Goal ::
Nothing but the lines from the line with "Generate a Python" to the line with "from matplotlib.lines import Line2D", both included, is to be repeated, and those exactly. Leave out the pictures.

Material provided ::
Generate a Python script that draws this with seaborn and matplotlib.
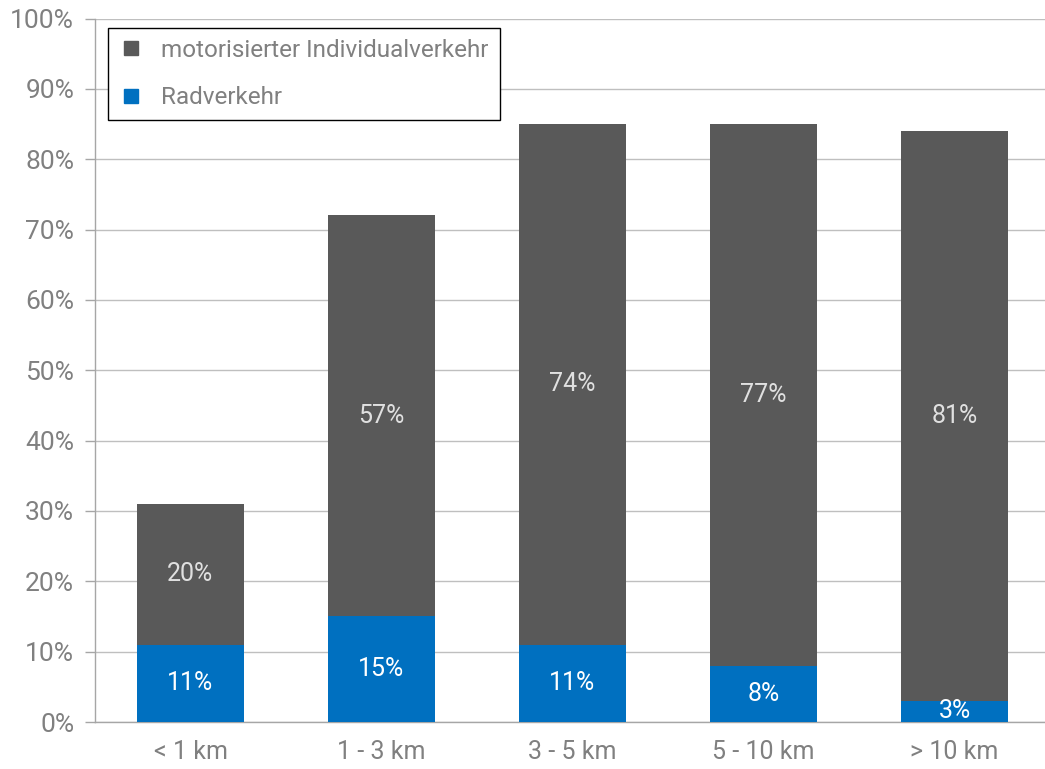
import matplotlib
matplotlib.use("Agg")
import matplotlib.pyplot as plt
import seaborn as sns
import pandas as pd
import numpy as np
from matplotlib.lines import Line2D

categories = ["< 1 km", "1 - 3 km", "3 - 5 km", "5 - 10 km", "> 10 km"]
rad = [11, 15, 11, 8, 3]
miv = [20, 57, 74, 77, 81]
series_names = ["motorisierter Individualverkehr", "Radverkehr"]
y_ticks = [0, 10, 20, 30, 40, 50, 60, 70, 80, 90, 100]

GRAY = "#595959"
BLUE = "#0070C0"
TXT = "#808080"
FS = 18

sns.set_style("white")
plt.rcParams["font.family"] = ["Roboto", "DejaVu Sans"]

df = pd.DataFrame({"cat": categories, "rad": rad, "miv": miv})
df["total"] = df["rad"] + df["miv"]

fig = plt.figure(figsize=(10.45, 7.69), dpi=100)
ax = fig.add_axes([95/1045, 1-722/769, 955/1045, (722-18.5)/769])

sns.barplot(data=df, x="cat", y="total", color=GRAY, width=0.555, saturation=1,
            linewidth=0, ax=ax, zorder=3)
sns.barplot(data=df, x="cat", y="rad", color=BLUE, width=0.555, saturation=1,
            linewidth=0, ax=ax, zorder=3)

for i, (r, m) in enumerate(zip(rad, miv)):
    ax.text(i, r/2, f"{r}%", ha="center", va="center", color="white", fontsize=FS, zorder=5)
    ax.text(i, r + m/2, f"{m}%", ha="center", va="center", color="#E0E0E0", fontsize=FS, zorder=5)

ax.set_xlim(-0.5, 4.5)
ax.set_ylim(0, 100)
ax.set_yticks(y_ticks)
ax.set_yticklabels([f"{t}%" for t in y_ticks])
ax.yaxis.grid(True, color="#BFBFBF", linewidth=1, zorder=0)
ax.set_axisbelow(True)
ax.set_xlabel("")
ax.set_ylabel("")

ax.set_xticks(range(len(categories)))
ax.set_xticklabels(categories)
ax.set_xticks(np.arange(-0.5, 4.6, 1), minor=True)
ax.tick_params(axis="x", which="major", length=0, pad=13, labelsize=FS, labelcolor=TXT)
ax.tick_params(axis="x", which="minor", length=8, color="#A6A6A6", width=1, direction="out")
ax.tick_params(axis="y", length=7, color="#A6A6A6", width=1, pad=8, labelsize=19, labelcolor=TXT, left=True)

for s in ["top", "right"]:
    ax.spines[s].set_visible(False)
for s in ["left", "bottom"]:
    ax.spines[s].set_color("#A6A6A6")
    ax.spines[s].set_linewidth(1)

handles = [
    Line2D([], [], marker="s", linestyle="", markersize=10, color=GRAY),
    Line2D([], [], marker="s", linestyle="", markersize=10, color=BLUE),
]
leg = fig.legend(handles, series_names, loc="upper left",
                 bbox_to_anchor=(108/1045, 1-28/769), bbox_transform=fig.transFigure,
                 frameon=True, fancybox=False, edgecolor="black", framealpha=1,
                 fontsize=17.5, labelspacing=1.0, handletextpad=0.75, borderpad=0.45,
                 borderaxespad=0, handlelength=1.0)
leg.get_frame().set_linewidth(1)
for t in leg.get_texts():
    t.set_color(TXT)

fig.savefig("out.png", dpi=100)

...

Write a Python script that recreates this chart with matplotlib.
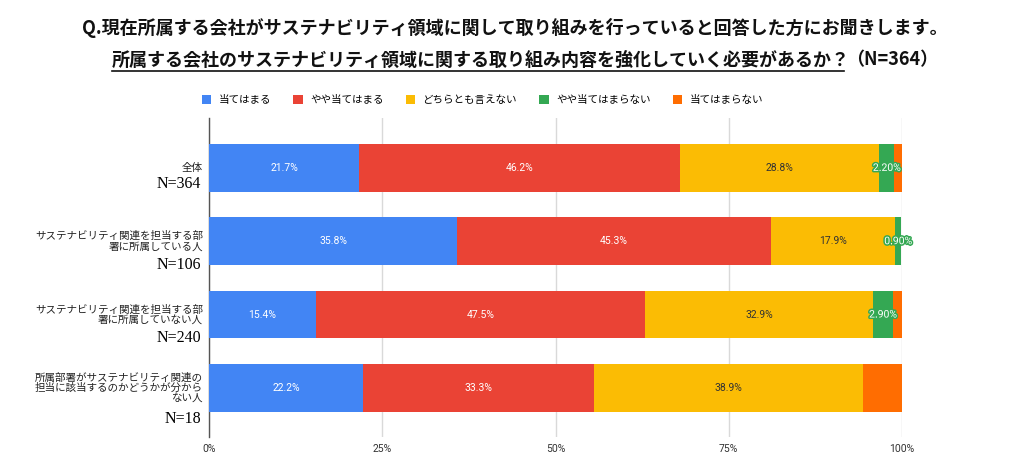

Response to the task ::
Generate a Python script that draws this with seaborn and matplotlib.
import matplotlib
matplotlib.use("Agg")
import matplotlib.pyplot as plt
import seaborn as sns
import pandas as pd
import numpy as np
from matplotlib.lines import Line2D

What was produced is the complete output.